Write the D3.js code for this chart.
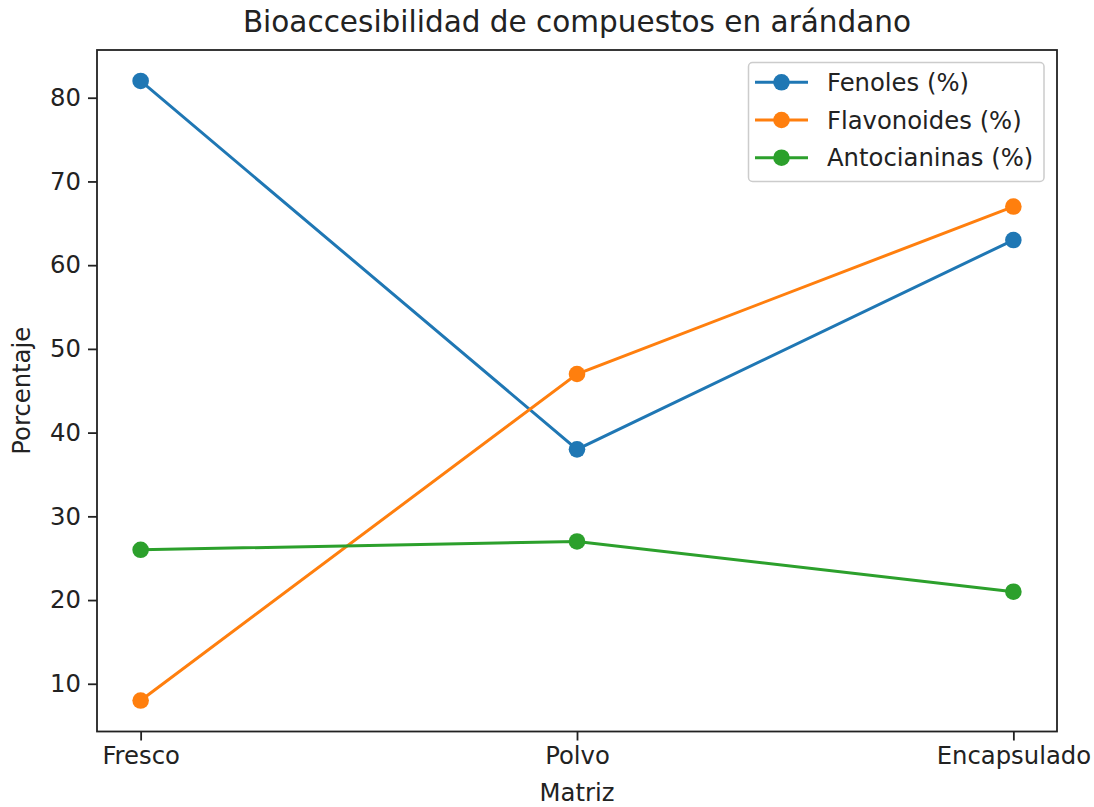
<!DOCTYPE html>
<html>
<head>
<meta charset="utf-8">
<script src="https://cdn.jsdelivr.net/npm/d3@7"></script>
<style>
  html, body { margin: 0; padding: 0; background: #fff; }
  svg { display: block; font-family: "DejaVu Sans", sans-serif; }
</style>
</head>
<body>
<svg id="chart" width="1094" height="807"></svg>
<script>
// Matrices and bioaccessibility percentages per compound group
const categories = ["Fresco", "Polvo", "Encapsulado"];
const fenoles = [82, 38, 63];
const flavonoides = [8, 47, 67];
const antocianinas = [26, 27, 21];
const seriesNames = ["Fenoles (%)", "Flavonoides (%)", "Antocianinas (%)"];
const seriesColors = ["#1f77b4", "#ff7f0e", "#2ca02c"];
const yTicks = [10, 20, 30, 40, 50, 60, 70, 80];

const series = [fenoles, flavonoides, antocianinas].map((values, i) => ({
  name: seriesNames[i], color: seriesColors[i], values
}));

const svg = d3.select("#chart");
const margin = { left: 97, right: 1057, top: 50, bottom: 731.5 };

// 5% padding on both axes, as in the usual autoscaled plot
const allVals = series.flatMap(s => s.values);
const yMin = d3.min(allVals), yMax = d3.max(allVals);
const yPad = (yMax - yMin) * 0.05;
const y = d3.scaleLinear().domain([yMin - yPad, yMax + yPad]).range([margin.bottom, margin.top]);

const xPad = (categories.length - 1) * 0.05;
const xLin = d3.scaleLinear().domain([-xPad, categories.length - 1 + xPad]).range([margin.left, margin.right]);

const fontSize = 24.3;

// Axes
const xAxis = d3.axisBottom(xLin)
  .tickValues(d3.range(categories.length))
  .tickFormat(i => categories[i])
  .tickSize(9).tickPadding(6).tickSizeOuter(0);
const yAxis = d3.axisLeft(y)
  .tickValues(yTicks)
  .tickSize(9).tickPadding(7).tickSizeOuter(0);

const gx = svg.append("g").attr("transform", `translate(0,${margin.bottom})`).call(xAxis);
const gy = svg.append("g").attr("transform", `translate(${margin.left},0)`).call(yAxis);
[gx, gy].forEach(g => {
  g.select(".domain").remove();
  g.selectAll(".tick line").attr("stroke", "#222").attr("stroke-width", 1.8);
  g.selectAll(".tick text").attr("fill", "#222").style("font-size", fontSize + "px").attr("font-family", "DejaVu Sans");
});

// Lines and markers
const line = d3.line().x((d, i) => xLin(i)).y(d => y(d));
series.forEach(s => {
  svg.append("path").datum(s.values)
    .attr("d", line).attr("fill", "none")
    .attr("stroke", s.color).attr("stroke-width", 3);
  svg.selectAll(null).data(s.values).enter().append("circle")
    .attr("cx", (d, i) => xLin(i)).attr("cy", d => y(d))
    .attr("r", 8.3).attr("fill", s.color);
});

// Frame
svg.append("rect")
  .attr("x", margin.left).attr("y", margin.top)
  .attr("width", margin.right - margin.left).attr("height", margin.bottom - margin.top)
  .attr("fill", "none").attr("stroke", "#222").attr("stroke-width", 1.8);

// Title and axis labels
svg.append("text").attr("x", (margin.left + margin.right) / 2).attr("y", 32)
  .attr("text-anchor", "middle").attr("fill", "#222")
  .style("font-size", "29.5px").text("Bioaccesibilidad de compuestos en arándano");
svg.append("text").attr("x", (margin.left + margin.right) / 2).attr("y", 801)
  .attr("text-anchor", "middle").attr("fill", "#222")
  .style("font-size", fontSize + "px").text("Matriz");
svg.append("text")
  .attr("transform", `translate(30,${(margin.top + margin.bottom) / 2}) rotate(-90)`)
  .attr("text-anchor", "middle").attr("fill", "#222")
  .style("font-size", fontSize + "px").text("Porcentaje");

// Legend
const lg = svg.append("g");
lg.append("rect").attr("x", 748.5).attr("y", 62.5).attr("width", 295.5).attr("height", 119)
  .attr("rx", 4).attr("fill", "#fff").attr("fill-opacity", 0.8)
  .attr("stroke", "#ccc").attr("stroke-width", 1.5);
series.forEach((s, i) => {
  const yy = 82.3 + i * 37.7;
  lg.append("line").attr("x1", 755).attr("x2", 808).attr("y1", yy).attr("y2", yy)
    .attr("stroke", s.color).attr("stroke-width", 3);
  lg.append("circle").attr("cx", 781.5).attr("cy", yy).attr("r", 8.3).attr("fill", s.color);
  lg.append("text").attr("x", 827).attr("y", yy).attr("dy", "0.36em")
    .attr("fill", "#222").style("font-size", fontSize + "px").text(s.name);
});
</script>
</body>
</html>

◆ **THE REQUEST**: Pictures excluded, repeat exactly the lines from the top of the material through the line with "50, bottom: 731.5", including both of those lines.

◆ **WRITTEN ANSWER**:
Write the D3.js code for this chart.
<!DOCTYPE html>
<html>
<head>
<meta charset="utf-8">
<script src="https://cdn.jsdelivr.net/npm/d3@7"></script>
<style>
  html, body { margin: 0; padding: 0; background: #fff; }
  svg { display: block; font-family: "DejaVu Sans", sans-serif; }
</style>
</head>
<body>
<svg id="chart" width="1094" height="807"></svg>
<script>
// Matrices and bioaccessibility percentages per compound group
const categories = ["Fresco", "Polvo", "Encapsulado"];
const fenoles = [82, 38, 63];
const flavonoides = [8, 47, 67];
const antocianinas = [26, 27, 21];
const seriesNames = ["Fenoles (%)", "Flavonoides (%)", "Antocianinas (%)"];
const seriesColors = ["#1f77b4", "#ff7f0e", "#2ca02c"];
const yTicks = [10, 20, 30, 40, 50, 60, 70, 80];

const series = [fenoles, flavonoides, antocianinas].map((values, i) => ({
  name: seriesNames[i], color: seriesColors[i], values
}));

const svg = d3.select("#chart");
const margin = { left: 97, right: 1057, top: 50, bottom: 731.5 };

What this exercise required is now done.